Your task is to retype, word for word, the lines from the start of the data through the line holding "plt.rcParams['font.family'] = ['Noto". Do not include the pictures.

START

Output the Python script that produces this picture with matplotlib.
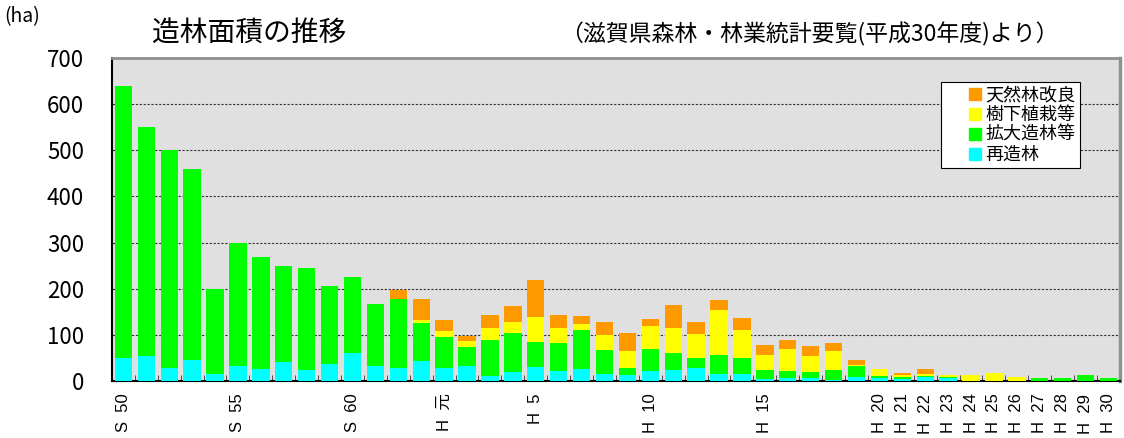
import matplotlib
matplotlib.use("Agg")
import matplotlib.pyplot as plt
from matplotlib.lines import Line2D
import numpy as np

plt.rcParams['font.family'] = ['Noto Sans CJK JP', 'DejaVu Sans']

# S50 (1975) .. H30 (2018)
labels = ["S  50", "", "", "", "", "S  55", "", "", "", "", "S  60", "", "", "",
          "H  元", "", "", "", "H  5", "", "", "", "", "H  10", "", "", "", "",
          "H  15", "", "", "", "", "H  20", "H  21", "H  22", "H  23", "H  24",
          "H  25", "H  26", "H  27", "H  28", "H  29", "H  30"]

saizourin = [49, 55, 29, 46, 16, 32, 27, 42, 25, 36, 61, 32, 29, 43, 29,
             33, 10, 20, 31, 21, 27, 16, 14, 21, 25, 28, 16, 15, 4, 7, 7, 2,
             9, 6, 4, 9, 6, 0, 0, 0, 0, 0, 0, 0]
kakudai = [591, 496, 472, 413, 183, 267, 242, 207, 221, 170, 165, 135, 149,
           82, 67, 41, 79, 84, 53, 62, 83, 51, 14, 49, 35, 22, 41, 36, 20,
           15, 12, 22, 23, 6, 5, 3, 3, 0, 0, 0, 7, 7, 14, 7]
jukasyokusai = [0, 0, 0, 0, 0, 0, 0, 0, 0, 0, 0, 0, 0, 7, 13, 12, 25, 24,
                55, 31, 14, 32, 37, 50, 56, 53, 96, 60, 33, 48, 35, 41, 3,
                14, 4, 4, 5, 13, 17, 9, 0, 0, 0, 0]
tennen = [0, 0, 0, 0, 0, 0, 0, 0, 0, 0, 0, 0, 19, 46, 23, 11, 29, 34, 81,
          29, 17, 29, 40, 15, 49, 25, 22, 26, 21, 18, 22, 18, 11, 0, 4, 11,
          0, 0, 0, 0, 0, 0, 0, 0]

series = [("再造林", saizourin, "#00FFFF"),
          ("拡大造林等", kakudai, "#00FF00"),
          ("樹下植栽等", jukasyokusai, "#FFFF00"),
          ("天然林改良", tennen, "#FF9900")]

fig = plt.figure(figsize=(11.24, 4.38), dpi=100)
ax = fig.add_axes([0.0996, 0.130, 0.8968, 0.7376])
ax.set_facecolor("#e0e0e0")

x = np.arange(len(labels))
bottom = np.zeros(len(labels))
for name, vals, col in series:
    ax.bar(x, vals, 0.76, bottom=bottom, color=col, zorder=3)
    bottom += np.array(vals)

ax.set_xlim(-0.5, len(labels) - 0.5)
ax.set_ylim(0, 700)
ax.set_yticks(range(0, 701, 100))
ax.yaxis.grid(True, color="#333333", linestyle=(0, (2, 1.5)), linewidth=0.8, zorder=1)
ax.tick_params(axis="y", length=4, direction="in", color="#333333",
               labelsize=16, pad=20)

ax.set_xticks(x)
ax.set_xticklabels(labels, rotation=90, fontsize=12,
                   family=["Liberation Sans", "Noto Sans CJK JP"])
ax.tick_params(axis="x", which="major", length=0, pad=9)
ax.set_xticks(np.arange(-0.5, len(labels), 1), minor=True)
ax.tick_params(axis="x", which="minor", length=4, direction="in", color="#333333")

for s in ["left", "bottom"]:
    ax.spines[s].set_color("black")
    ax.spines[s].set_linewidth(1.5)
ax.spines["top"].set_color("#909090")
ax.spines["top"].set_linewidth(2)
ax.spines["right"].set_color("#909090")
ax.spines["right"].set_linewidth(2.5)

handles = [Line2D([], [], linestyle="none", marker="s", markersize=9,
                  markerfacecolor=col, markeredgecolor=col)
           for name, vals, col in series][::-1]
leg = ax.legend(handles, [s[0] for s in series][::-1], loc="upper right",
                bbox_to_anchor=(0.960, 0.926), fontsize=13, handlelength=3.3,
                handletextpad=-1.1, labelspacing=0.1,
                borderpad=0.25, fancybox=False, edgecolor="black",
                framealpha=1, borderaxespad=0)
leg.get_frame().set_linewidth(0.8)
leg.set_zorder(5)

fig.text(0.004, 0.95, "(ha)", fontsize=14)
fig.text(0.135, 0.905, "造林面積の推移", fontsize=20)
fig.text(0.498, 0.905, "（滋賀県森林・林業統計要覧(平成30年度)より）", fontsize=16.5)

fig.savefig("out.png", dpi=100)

END

## Expected answer
Output the Python script that produces this picture with matplotlib.
import matplotlib
matplotlib.use("Agg")
import matplotlib.pyplot as plt
from matplotlib.lines import Line2D
import numpy as np

plt.rcParams['font.family'] = ['Noto Sans CJK JP', 'DejaVu Sans']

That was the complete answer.